* _WHAT IS REQUIRED_
Look at the data below and print exactly the lines from its first line through the line with "-0.85, 0.48, -0.23];"; the pictures stay out of the copy.

* _DATA BLOCK_
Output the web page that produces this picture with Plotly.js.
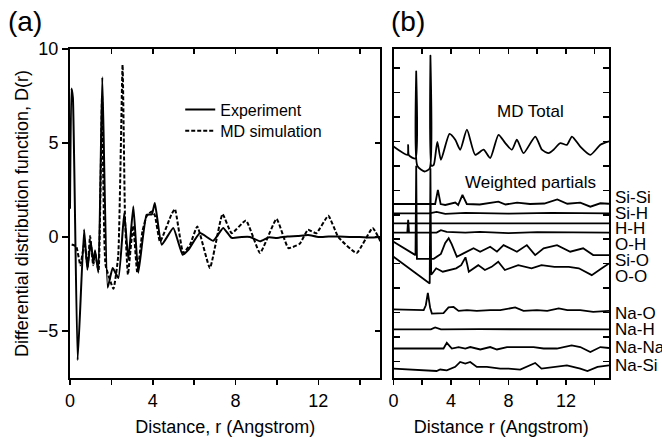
<!DOCTYPE html>
<html>
<head>
<meta charset="utf-8">
<script src="https://cdn.plot.ly/plotly-3.0.1.min.js"></script>
<style>html,body{margin:0;padding:0;background:#fff;}#chart{width:662px;height:437px;}</style>
</head>
<body>
<div id="chart"></div>
<script>
// ---------- Panel (a) data ----------
const expX = [0.0, 0.07, 0.14, 0.37, 0.68, 0.84, 1.0, 1.13, 1.21, 1.37, 1.56, 1.82, 2.06, 2.34, 2.62, 2.82, 3.06, 3.3, 3.7, 3.95, 4.1, 4.43, 4.99, 5.44, 5.72, 6.28, 6.92, 7.4, 7.81, 8.3, 8.7, 9.18, 9.6, 10.0, 10.5, 11.0, 11.5, 12.0, 12.5, 13.0, 13.5, 14.0, 14.5, 15.0];
const expY = [1.5, 7.9, 7.4, -6.55, 0.4, -1.74, -0.23, -1.38, -0.7, -1.9, 8.5, -2.7, -1.65, -2.18, 1.27, -1.2, 1.63, -1.9, 1.18, 1.2, 1.81, -0.41, 0.48, -0.94, -0.68, 0.21, -0.2, 0.48, -0.05, 0.0, 0.0, -0.23, -0.02, -0.05, 0.03, 0.05, 0.1, 0.0, 0.03, 0.02, 0.0, 0.0, -0.03, 0.0];

const mdX = [0.08, 0.3, 0.5, 0.7, 0.85, 0.97, 1.12, 1.22, 1.38, 1.55, 1.72, 2.1, 2.33, 2.54, 2.66, 2.8, 3.05, 3.25, 3.5, 3.7, 3.95, 4.1, 4.35, 4.9, 5.07, 5.47, 5.8, 6.15, 6.76, 7.37, 7.81, 8.5, 9.18, 9.98, 10.55, 11.1, 11.5, 11.9, 12.48, 12.96, 13.85, 14.62, 15.0];
const mdY = [-0.4, -0.5, -1.5, -0.3, -1.6, 0.05, -1.5, -0.9, -1.8, 7.5, -1.5, -2.75, -1.0, 9.16, 0.9, -2.0, 0.6, -1.9, 0.3, 1.1, 1.36, 1.15, -0.25, 1.2, 1.49, -0.85, -0.4, 0.56, -1.65, 1.22, 0.2, 0.88, -0.85, 0.96, -0.59, -0.36, 0.39, 0.2, 1.13, 0.0, -0.85, 0.48, -0.23];

// ---------- Panel (b) data (stacked, arbitrary units) ----------
const totX = [0, 0.97, 1.02, 1.07, 1.53, 1.58, 1.66, 2.16, 2.52, 2.57, 2.64, 2.8, 3.05, 3.3, 3.9, 4.3, 4.64, 5.11, 5.69, 6.27, 6.73, 7.31, 7.78, 8.24, 8.59, 9.05, 9.87, 10.33, 10.8, 11.14, 11.61, 12.07, 12.42, 13.0, 13.7, 14.4, 15];
const totY = [8.79, 8.45, 8.86, 8.43, 8.3, 11.86, 8.0, 7.77, 7.9, 12.51, 8.0, 8.04, 8.98, 8.25, 9.31, 9.07, 8.66, 9.48, 8.45, 8.66, 8.32, 9.27, 8.93, 8.66, 9.07, 8.52, 9.2, 8.66, 8.52, 8.66, 8.93, 8.86, 9.2, 8.79, 8.45, 8.86, 9.0];

const siSiX = [0, 2.9, 3.09, 3.28, 3.6, 4.3, 4.5, 4.8, 5.1, 6.0, 7.3, 7.8, 8.6, 9.5, 10.5, 11.4, 12.1, 13.0, 13.7, 14.4, 15];
const siSiY = [6.44, 6.44, 7.02, 6.44, 6.4, 6.5, 6.4, 6.81, 6.44, 6.42, 6.54, 6.42, 6.5, 6.44, 6.46, 6.63, 6.45, 6.5, 6.33, 6.47, 6.45];
const siHX = [0, 2.5, 3.0, 3.6, 5, 8, 11, 15];
const siHY = [6.06, 6.06, 6.12, 6.04, 6.08, 6.05, 6.08, 6.06];
const hhX = [0, 5, 10, 15];
const hhY = [5.65, 5.65, 5.66, 5.65];
const ohX = [0, 0.96, 1.02, 1.08, 3.0, 3.3, 3.7, 5, 6, 8, 10, 12, 15];
const ohY = [5.27, 5.27, 5.79, 5.27, 5.27, 5.37, 5.3, 5.27, 5.3, 5.25, 5.29, 5.27, 5.27];
const siOX = [0, 1.53, 1.58, 1.63, 2.8, 3.3, 3.6, 3.84, 4.05, 4.41, 4.87, 5.57, 6.03, 6.73, 7.2, 7.66, 8.59, 9.28, 9.86, 10.45, 11.38, 12.3, 13.2, 13.9, 15];
const siOY = [4.9, 4.35, 8.0, 4.2, 4.2, 4.4, 4.85, 5.04, 4.8, 4.28, 4.42, 4.63, 4.49, 4.69, 4.49, 4.76, 4.49, 4.76, 4.35, 4.63, 4.76, 4.49, 4.63, 4.35, 4.35];
const ooX = [0, 2.52, 2.57, 2.62, 2.7, 2.97, 3.43, 4.36, 4.71, 4.9, 5.01, 5.12, 5.24, 5.9, 6.36, 6.83, 7.29, 7.75, 8.68, 9.61, 10.3, 11.2, 12.2, 12.9, 13.8, 14.5, 15];
const ooY = [4.28, 3.19, 7.9, 3.55, 3.6, 3.81, 3.67, 3.81, 3.94, 4.15, 4.26, 4.0, 3.67, 3.94, 3.74, 3.87, 4.08, 3.74, 3.94, 3.81, 3.94, 3.87, 3.87, 3.81, 3.53, 3.81, 4.01];
const naOX = [0, 2.1, 2.25, 2.39, 2.55, 2.67, 3.48, 3.83, 4.18, 4.53, 5.11, 5.8, 6.73, 7.43, 8.47, 9.05, 9.98, 10.7, 11.5, 12.1, 13.0, 13.9, 15];
const naOY = [2.13, 2.1, 2.3, 2.81, 2.2, 1.96, 1.98, 2.21, 2.23, 2.07, 2.1, 2.07, 2.1, 2.1, 2.21, 2.07, 2.1, 2.07, 2.17, 2.1, 2.1, 2.03, 2.07];
const naHX = [0, 2.6, 2.9, 3.3, 6, 9, 12, 15];
const naHY = [1.31, 1.31, 1.39, 1.31, 1.32, 1.31, 1.32, 1.31];
const naNaX = [0, 3.48, 3.71, 4.06, 4.53, 5.0, 5.34, 6.04, 6.73, 7.2, 7.9, 8.82, 9.75, 10.45, 11.37, 12.4, 13.0, 13.7, 14.4, 15];
const naNaY = [0.53, 0.53, 0.76, 0.53, 0.59, 0.53, 0.59, 0.49, 0.59, 0.49, 0.59, 0.59, 0.59, 0.53, 0.53, 0.66, 0.59, 0.39, 0.59, 0.55];
const naSiX = [0, 3.0, 3.25, 3.71, 4.3, 4.64, 5.0, 5.34, 5.8, 6.5, 7.43, 8.0, 8.82, 9.86, 10.3, 11.14, 12.07, 13.0, 13.5, 14.2, 15];
const naSiY = [-0.29, -0.39, -0.33, -0.36, -0.22, -0.02, -0.09, -0.02, -0.22, -0.22, -0.29, -0.29, -0.33, -0.06, -0.29, -0.22, -0.16, -0.29, -0.39, -0.22, -0.16];

const partialNames = ["Si-Si", "Si-H", "H-H", "O-H", "Si-O", "O-O", "Na-O", "Na-H", "Na-Na", "Na-Si"];
const partialXs = [siSiX, siHX, hhX, ohX, siOX, ooX, naOX, naHX, naNaX, naSiX];
const partialYs = [siSiY, siHY, hhY, ohY, siOY, ooY, naOY, naHY, naNaY, naSiY];
const labelLevels = [6.69, 6.07, 5.42, 4.8, 4.15, 3.49, 1.98, 1.32, 0.58, -0.16];

const legendNames = ["Experiment", "MD simulation"];

// ---------- Build ----------
const FONT = "Liberation Sans, Arial, Helvetica, sans-serif";
const traces = [
  {x: expX, y: expY, xaxis: 'x', yaxis: 'y', mode: 'lines', name: legendNames[0], legend: 'legend',
   line: {color: '#000', width: 2, shape: 'spline', smoothing: 0.4}},
  {x: mdX, y: mdY, xaxis: 'x', yaxis: 'y', mode: 'lines', name: legendNames[1], legend: 'legend2',
   line: {color: '#000', width: 2, dash: '4px,2px', shape: 'spline', smoothing: 0.4}},
  {x: totX, y: totY, xaxis: 'x2', yaxis: 'y2', mode: 'lines', name: 'MD Total', showlegend: false,
   line: {color: '#000', width: 1.8, shape: 'spline', smoothing: 0.6}}
];
partialNames.forEach((n, i) => {
  traces.push({x: partialXs[i], y: partialYs[i], xaxis: 'x2', yaxis: 'y2', mode: 'lines',
    name: n, showlegend: false, line: {color: '#000', width: 1.8}});
});
// empty carriers so the mirrored frame axes are drawn
[['x3', 'y'], ['x', 'y3'], ['x4', 'y2']].forEach(p => {
  traces.push({x: [], y: [], xaxis: p[0], yaxis: p[1], mode: 'lines', showlegend: false, hoverinfo: 'skip'});
});

const axBase = {showgrid: false, zeroline: false, showline: true, linecolor: '#000', linewidth: 2,
  tickcolor: '#000', tickwidth: 1.5, automargin: false, fixedrange: true,
  tickfont: {family: FONT, size: 18, color: '#000'}};

const annFont = (s) => ({family: FONT, size: s, color: '#000'});
const annotations = [
  {text: '(a)', xref: 'paper', yref: 'paper', x: -0.0835, y: 1.083, xanchor: 'center', yanchor: 'middle',
   showarrow: false, font: annFont(28)},
  {text: '(b)', xref: 'paper', yref: 'paper', x: 0.6274, y: 1.083, xanchor: 'center', yanchor: 'middle',
   showarrow: false, font: annFont(28)},
  {text: 'MD Total', xref: 'paper', yref: 'y2', x: 0.854, y: 10.23, xanchor: 'center', yanchor: 'middle',
   showarrow: false, font: annFont(17)},
  {text: 'Weighted partials', xref: 'paper', yref: 'y2', x: 0.854, y: 7.32, xanchor: 'center', yanchor: 'middle',
   showarrow: false, font: annFont(17)}
];
partialNames.forEach((n, i) => {
  annotations.push({text: n, xref: 'paper', yref: 'y2', x: 1.0074, y: labelLevels[i],
    xanchor: 'left', yanchor: 'middle', showarrow: false, font: annFont(17)});
});

const legBase = {xanchor: 'left', yanchor: 'top', bgcolor: 'rgba(0,0,0,0)', borderwidth: 0,
  font: {family: FONT, size: 16, color: '#000'}};

const layout = {
  width: 662, height: 437,
  margin: {l: 70, r: 53.3, t: 49.3, b: 59.3},
  paper_bgcolor: '#fff', plot_bgcolor: 'rgba(0,0,0,0)',
  font: {family: FONT, color: '#000'},
  showlegend: true,
  legend: Object.assign({}, legBase, {x: 0.2045, y: 0.8678}),
  legend2: Object.assign({}, legBase, {x: 0.2045, y: 0.803}),
  xaxis: Object.assign({}, axBase, {domain: [0, 0.576], range: [0, 15], anchor: 'y',
    tick0: 0, dtick: 4, ticks: 'outside', ticklen: 5,
    minor: {dtick: 2, tick0: 0, ticks: 'outside', ticklen: 5, tickwidth: 1.5, tickcolor: '#000'},
    title: {text: 'Distance, r (Angstrom)', font: annFont(18)}}),
  xaxis3: Object.assign({}, axBase, {overlaying: 'x', anchor: 'y', side: 'top', range: [0, 15],
    tick0: 0, dtick: 2, ticks: 'inside', ticklen: 5, showticklabels: false}),
  yaxis: Object.assign({}, axBase, {domain: [0, 1], range: [-7.5, 10], anchor: 'x',
    tick0: 0, dtick: 5, ticks: 'outside', ticklen: 6,
    title: {text: 'Differential distribution function, D(r)', font: annFont(18), standoff: 5}}),
  yaxis3: Object.assign({}, axBase, {overlaying: 'y', anchor: 'x', side: 'right', range: [-7.5, 10],
    tick0: 0, dtick: 5, ticks: 'inside', ticklen: 5, showticklabels: false}),
  xaxis2: Object.assign({}, axBase, {domain: [0.6002, 1], range: [0, 15], anchor: 'y2',
    tick0: 0, dtick: 4, ticks: 'outside', ticklen: 5,
    minor: {dtick: 2, tick0: 0, ticks: 'outside', ticklen: 5, tickwidth: 1.5, tickcolor: '#000'},
    title: {text: 'Distance r (Angstrom)', font: annFont(18)}}),
  xaxis4: Object.assign({}, axBase, {overlaying: 'x2', anchor: 'y2', side: 'top', range: [0, 15],
    tick0: 0, dtick: 2, ticks: 'inside', ticklen: 5, showticklabels: false}),
  yaxis2: Object.assign({}, axBase, {domain: [0, 1], range: [-0.676, 12.78], anchor: 'x2',
    tick0: 0, dtick: 1, ticks: 'inside', ticklen: 6, mirror: 'ticks', showticklabels: false}),
  annotations: annotations
};

Plotly.newPlot('chart', traces, layout, {displayModeBar: false, staticPlot: true});
</script>
</body>
</html>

* _THE SOLUTION_
Output the web page that produces this picture with Plotly.js.
<!DOCTYPE html>
<html>
<head>
<meta charset="utf-8">
<script src="https://cdn.plot.ly/plotly-3.0.1.min.js"></script>
<style>html,body{margin:0;padding:0;background:#fff;}#chart{width:662px;height:437px;}</style>
</head>
<body>
<div id="chart"></div>
<script>
// ---------- Panel (a) data ----------
const expX = [0.0, 0.07, 0.14, 0.37, 0.68, 0.84, 1.0, 1.13, 1.21, 1.37, 1.56, 1.82, 2.06, 2.34, 2.62, 2.82, 3.06, 3.3, 3.7, 3.95, 4.1, 4.43, 4.99, 5.44, 5.72, 6.28, 6.92, 7.4, 7.81, 8.3, 8.7, 9.18, 9.6, 10.0, 10.5, 11.0, 11.5, 12.0, 12.5, 13.0, 13.5, 14.0, 14.5, 15.0];
const expY = [1.5, 7.9, 7.4, -6.55, 0.4, -1.74, -0.23, -1.38, -0.7, -1.9, 8.5, -2.7, -1.65, -2.18, 1.27, -1.2, 1.63, -1.9, 1.18, 1.2, 1.81, -0.41, 0.48, -0.94, -0.68, 0.21, -0.2, 0.48, -0.05, 0.0, 0.0, -0.23, -0.02, -0.05, 0.03, 0.05, 0.1, 0.0, 0.03, 0.02, 0.0, 0.0, -0.03, 0.0];

const mdX = [0.08, 0.3, 0.5, 0.7, 0.85, 0.97, 1.12, 1.22, 1.38, 1.55, 1.72, 2.1, 2.33, 2.54, 2.66, 2.8, 3.05, 3.25, 3.5, 3.7, 3.95, 4.1, 4.35, 4.9, 5.07, 5.47, 5.8, 6.15, 6.76, 7.37, 7.81, 8.5, 9.18, 9.98, 10.55, 11.1, 11.5, 11.9, 12.48, 12.96, 13.85, 14.62, 15.0];
const mdY = [-0.4, -0.5, -1.5, -0.3, -1.6, 0.05, -1.5, -0.9, -1.8, 7.5, -1.5, -2.75, -1.0, 9.16, 0.9, -2.0, 0.6, -1.9, 0.3, 1.1, 1.36, 1.15, -0.25, 1.2, 1.49, -0.85, -0.4, 0.56, -1.65, 1.22, 0.2, 0.88, -0.85, 0.96, -0.59, -0.36, 0.39, 0.2, 1.13, 0.0, -0.85, 0.48, -0.23];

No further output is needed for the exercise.